Long ago, beyond the misty space
Of twice a thousand years
In Erin old there dwelt a mighty race
Taller than Roman spears.
Who were these people and where did they come from? The term Celtic is primarily a linguistic one, denoting one group of Indo-European languages. But we can transfer the name to the people who spoke them. Already before 500 B.C. the Celts had emerged as a recognisable people in an area comprising Bavaria, Switzerland, Austria, Hungary and Bohemia. Archaeologists have found valuable remains of this early Celtic civilisation at Hallstatt in Upper Austria and of somewhat later Celtic culture at La Tene in Switzerland. They spread over much of France and part of northern Italy in the sixth century before Christ, invaded northern Spain in the fifth century, sacked Rome at the end of the fourth century and got a footing in Greece and Asia Minor in the third century. The Greeks called them Keltoi and the Romans Galli.

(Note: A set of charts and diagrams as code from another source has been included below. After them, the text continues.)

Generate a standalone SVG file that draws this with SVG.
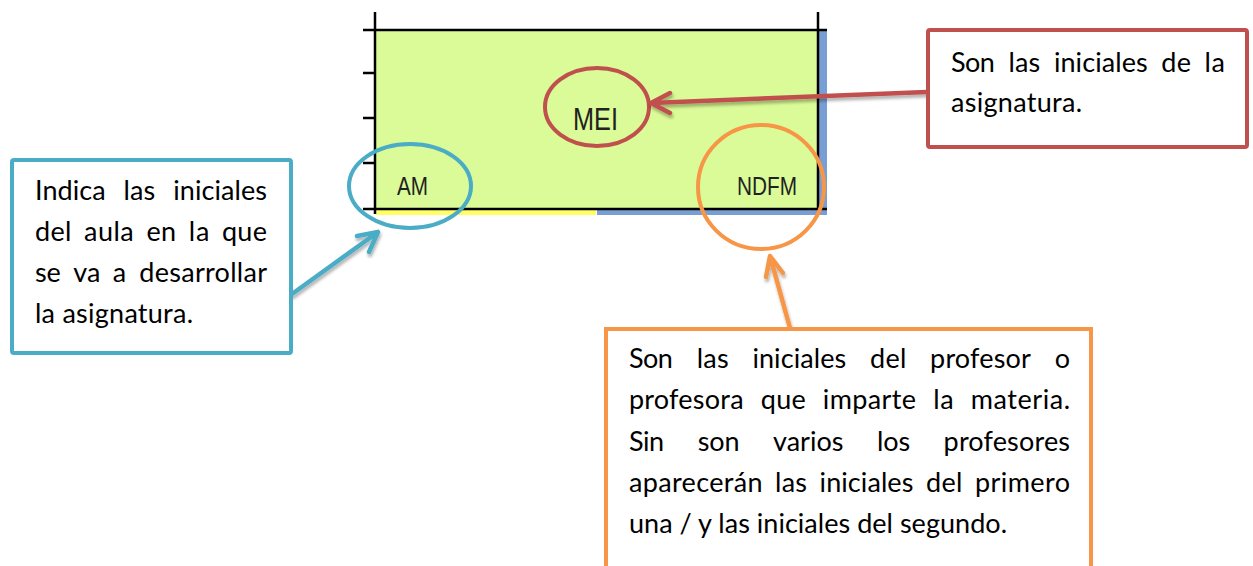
<svg xmlns="http://www.w3.org/2000/svg" width="1253" height="566" viewBox="0 0 1253 566">
<style>
.grid{stroke:#000;stroke-width:2.5;fill:none}
.cell{font-family:"Liberation Sans",Arial,sans-serif;fill:#222}
.txt{font-family:Lato,"Liberation Sans",sans-serif;font-size:27px;fill:#000}
.box{fill:#fff;stroke-width:4}
.ring{fill:none;stroke-width:4}
.arrow{fill:none;stroke-width:4.5;stroke-linecap:round;stroke-linejoin:round;filter:url(#sh)}
</style>
<defs>
<filter id="sh" x="-20%" y="-20%" width="140%" height="160%">
<feDropShadow dx="1" dy="3" stdDeviation="1.5" flood-color="#000" flood-opacity="0.3"/>
</filter>
</defs>
<rect width="1253" height="566" fill="#fff"/>
<g id="table">
<rect x="376" y="31" width="442" height="178" fill="#DAFB97"/>
<rect x="819" y="31" width="8" height="183" fill="#779FD3"/>
<rect x="376" y="210" width="220" height="5" fill="#FFFF66"/>
<rect x="597" y="210" width="230" height="5" fill="#779FD3"/>
<line class="grid" x1="375" y1="12" x2="375" y2="214"/>
<line class="grid" x1="818" y1="12" x2="818" y2="209" stroke-width="2"/>
<line class="grid" x1="363" y1="30" x2="827" y2="30"/>
<line class="grid" x1="363" y1="209" x2="827" y2="209"/>
<line class="grid" x1="363" y1="73" x2="375" y2="73" stroke-width="2"/>
<line class="grid" x1="363" y1="118" x2="375" y2="118" stroke-width="2"/>
<line class="grid" x1="363" y1="163" x2="375" y2="163" stroke-width="2"/>
<text class="cell" x="573" y="130" font-size="31" textLength="45" lengthAdjust="spacingAndGlyphs" fill="#3a3a3a">MEI</text>
<text class="cell" x="397" y="195" font-size="25.5" textLength="31" lengthAdjust="spacingAndGlyphs">AM</text>
<text class="cell" x="737" y="195" font-size="25.5" textLength="60" lengthAdjust="spacingAndGlyphs">NDFM</text>
</g>
<g id="ring-mei"><ellipse class="ring" cx="597" cy="107" rx="52" ry="39" stroke="#C0504D"/></g>
<g id="ring-am"><ellipse class="ring" cx="410" cy="186" rx="61" ry="42" stroke="#4BACC6"/></g>
<g id="ring-ndfm"><ellipse class="ring" cx="761" cy="187" rx="63" ry="62" stroke="#F79646"/></g>
<g id="connectors">
<path class="arrow" stroke="#C0504D" d="M927,92 L651,103 M670,93 L651,103 L670,113"/>
<path class="arrow" stroke="#4BACC6" d="M292,294 L378,232 M357,236 L378,232 L369,252"/>
<path class="arrow" stroke="#F79646" d="M790,328 L770,256 M766,277 L770,256 L783,273"/>
</g>
<g id="note-aula">
<rect class="box" x="12" y="160" width="279" height="193" rx="2" stroke="#4BACC6"/>
<text class="txt" y="200" lengthAdjust="spacingAndGlyphs"><tspan x="35" textLength="70.6">Indica</tspan><tspan x="123.4" textLength="31.9">las</tspan><tspan x="173.2" textLength="93.8">iniciales</tspan></text>
<text class="txt" y="241"><tspan x="35" textLength="36.3">del</tspan><tspan x="84" textLength="49.7">aula</tspan><tspan x="146.4" textLength="29.7">en</tspan><tspan x="188.8" textLength="20.5">la</tspan><tspan x="222" textLength="44.9">que</tspan></text>
<text class="txt" y="282"><tspan x="35" textLength="25.8">se</tspan><tspan x="73.3" textLength="27">va</tspan><tspan x="112.8" textLength="13.9">a</tspan><tspan x="139.3" textLength="127.7">desarrollar</tspan></text>
<text class="txt" x="35" y="323" textLength="158">la asignatura.</text>
</g>
<g id="note-asignatura">
<rect class="box" x="928" y="30" width="319" height="117" rx="2" stroke="#C0504D"/>
<text class="txt" y="72"><tspan x="951" textLength="43.9">Son</tspan><tspan x="1008.4" textLength="31.9">las</tspan><tspan x="1053.9" textLength="93.8">iniciales</tspan><tspan x="1161.2" textLength="29.7">de</tspan><tspan x="1204.5" textLength="20.5">la</tspan></text>
<text class="txt" x="951" y="112" textLength="131">asignatura.</text>
</g>
<g id="note-profesor">
<path class="box" d="M606,570 L606,329 L1091,329 L1091,570" stroke="#F79646"/>
<text class="txt" y="368"><tspan x="629" textLength="43.9">Son</tspan><tspan x="696.7" textLength="31.9">las</tspan><tspan x="752.4" textLength="93.8">iniciales</tspan><tspan x="870" textLength="36.3">del</tspan><tspan x="930.1" textLength="100.7">profesor</tspan><tspan x="1054.7" textLength="15.3">o</tspan></text>
<text class="txt" y="409"><tspan x="629" textLength="114.6">profesora</tspan><tspan x="760.8" textLength="44.9">que</tspan><tspan x="822.8" textLength="93.2">imparte</tspan><tspan x="933.2" textLength="20.5">la</tspan><tspan x="970.8" textLength="99.2">materia.</tspan></text>
<text class="txt" y="451"><tspan x="629" textLength="35.2">Sin</tspan><tspan x="697.7" textLength="41.9">son</tspan><tspan x="773" textLength="70.4">varios</tspan><tspan x="876.9" textLength="33.3">los</tspan><tspan x="943.6" textLength="126.4">profesores</tspan></text>
<text class="txt" y="492"><tspan x="629" textLength="133.5">aparecerán</tspan><tspan x="775.1" textLength="31.9">las</tspan><tspan x="819.6" textLength="93.8">iniciales</tspan><tspan x="926" textLength="36.3">del</tspan><tspan x="975" textLength="95">primero</tspan></text>
<text class="txt" x="629" y="533" textLength="378">una / y las iniciales del segundo.</text>
</g>
</svg>
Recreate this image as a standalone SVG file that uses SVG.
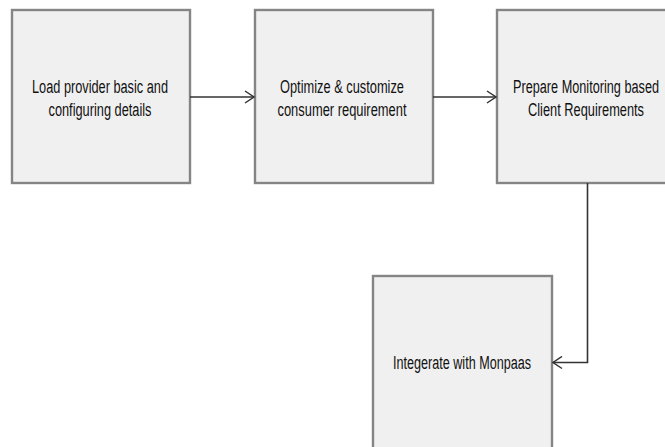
<svg xmlns="http://www.w3.org/2000/svg" width="665" height="447" viewBox="0 0 665 447">
<defs>
<style>
.box{fill:#f0f0f0;stroke:#858585;stroke-width:2.4}
.lbl{font-family:"Liberation Sans",Arial,sans-serif;font-size:18px;fill:#111;text-anchor:middle}
.con{fill:none;stroke:#333;stroke-width:1.6}
</style>
<marker id="arr" markerWidth="12" markerHeight="14" refX="10" refY="7" orient="auto" markerUnits="userSpaceOnUse">
<path d="M1,1 L10,7 L1,13" fill="none" stroke="#333" stroke-width="1.5"/>
</marker>
</defs>
<rect width="665" height="447" fill="#fff"/>
<g id="n1">
<rect class="box" x="12" y="10" width="178" height="173"/>
<text class="lbl" x="100" y="92.5" textLength="136" lengthAdjust="spacingAndGlyphs">Load provider basic and</text>
<text class="lbl" x="100" y="115.5" textLength="103" lengthAdjust="spacingAndGlyphs">configuring details</text>
</g>
<g id="n2">
<rect class="box" x="255" y="10" width="178" height="173"/>
<text class="lbl" x="342" y="92.5" textLength="124" lengthAdjust="spacingAndGlyphs">Optimize &amp; customize</text>
<text class="lbl" x="342" y="115.5" textLength="129" lengthAdjust="spacingAndGlyphs">consumer requirement</text>
</g>
<g id="n3">
<rect class="box" x="497" y="10" width="178" height="173"/>
<text class="lbl" x="586" y="92.5" textLength="146" lengthAdjust="spacingAndGlyphs">Prepare Monitoring based</text>
<text class="lbl" x="586" y="115.5" textLength="116" lengthAdjust="spacingAndGlyphs">Client Requirements</text>
</g>
<g id="n4">
<rect class="box" x="373" y="276" width="179" height="180"/>
<text class="lbl" x="462" y="369" textLength="138" lengthAdjust="spacingAndGlyphs">Integerate with Monpaas</text>
</g>
<g id="connectors">
<path class="con" d="M190,97 H254" marker-end="url(#arr)"/>
<path class="con" d="M433,97 H496" marker-end="url(#arr)"/>
<path class="con" d="M587.5,183 V362.5 H553" marker-end="url(#arr)"/>
</g>
</svg>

Before they were finally overthrown by the Romans, they had left their name on Gaul, on Galatia in Asia Minor and Galicia in Spain; individual Celtic tribes had given names to Belgium, Bohemia and Aquitaine, to Bologna and Treves, Paris, Arras and Rennes. The greatest of the Celtic gods, Lugh, had been commemorated in the names of Lyon in France, Leon in Spain and Leyden in Holland, not to mention London and Louth. Many of the river names of Europe are Celtic ñ the Rhine itself and its tributaries from the east, the Main, the Lahn and the Ruhr, also the Isar and the Inn in Bavaria. So also are scores of place-names in Central Europe with the elements bri (a hill), mag (a plain), dun (a fort) and so on.